Data excerpt
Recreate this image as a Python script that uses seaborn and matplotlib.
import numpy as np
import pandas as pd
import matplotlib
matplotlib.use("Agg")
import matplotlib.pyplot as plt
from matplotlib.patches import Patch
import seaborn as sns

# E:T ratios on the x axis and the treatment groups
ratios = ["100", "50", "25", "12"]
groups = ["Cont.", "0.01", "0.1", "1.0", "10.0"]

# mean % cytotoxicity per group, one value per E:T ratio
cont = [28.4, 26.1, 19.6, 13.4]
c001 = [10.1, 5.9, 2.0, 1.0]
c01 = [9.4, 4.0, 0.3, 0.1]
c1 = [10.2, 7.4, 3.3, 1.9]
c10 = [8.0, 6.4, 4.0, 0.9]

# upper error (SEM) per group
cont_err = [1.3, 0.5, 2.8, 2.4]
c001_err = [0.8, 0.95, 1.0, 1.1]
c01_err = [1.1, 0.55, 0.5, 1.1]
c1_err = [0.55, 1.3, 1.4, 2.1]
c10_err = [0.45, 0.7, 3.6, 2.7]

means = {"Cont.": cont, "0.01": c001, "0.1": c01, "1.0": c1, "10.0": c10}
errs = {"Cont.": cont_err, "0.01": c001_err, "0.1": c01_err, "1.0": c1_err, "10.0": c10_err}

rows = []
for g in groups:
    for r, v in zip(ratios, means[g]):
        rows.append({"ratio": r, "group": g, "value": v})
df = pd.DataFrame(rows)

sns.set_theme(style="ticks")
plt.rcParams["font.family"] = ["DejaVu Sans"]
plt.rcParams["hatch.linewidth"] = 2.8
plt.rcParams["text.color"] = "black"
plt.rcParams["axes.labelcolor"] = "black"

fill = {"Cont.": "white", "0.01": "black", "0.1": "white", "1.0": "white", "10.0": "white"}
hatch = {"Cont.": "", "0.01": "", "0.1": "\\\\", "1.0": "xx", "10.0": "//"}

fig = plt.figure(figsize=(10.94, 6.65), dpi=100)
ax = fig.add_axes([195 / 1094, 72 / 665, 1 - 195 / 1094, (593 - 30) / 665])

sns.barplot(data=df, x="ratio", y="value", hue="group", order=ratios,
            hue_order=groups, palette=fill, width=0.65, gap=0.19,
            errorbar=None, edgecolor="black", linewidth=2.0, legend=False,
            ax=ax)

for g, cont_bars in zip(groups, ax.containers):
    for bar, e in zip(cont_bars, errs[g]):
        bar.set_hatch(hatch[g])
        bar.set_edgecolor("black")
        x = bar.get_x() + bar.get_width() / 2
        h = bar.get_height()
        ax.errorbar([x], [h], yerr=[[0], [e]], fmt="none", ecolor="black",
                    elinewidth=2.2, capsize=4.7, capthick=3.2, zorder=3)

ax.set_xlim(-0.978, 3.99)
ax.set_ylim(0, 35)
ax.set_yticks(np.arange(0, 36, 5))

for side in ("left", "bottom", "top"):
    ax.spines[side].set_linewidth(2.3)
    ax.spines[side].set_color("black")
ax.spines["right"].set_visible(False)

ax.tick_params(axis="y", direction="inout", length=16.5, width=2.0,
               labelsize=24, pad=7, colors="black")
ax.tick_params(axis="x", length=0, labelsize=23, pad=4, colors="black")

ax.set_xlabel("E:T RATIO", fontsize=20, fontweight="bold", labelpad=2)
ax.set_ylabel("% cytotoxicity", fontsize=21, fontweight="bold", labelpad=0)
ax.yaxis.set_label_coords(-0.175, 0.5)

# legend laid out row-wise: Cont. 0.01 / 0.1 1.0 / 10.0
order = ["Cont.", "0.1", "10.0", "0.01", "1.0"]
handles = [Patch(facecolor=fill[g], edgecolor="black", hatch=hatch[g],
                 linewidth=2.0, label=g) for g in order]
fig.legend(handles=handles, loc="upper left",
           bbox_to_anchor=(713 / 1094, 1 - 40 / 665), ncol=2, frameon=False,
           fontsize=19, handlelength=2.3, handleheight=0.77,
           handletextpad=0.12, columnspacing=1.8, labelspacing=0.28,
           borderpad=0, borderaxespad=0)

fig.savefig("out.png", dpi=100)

Given exercise
Print from the first line through the line that contains "c10 = [8.0, 6.4, 4.0, 0.9]", please, including both, and leave out every line outside that stretch.

Expected answer
Recreate this image as a Python script that uses seaborn and matplotlib.
import numpy as np
import pandas as pd
import matplotlib
matplotlib.use("Agg")
import matplotlib.pyplot as plt
from matplotlib.patches import Patch
import seaborn as sns

# E:T ratios on the x axis and the treatment groups
ratios = ["100", "50", "25", "12"]
groups = ["Cont.", "0.01", "0.1", "1.0", "10.0"]

# mean % cytotoxicity per group, one value per E:T ratio
cont = [28.4, 26.1, 19.6, 13.4]
c001 = [10.1, 5.9, 2.0, 1.0]
c01 = [9.4, 4.0, 0.3, 0.1]
c1 = [10.2, 7.4, 3.3, 1.9]
c10 = [8.0, 6.4, 4.0, 0.9]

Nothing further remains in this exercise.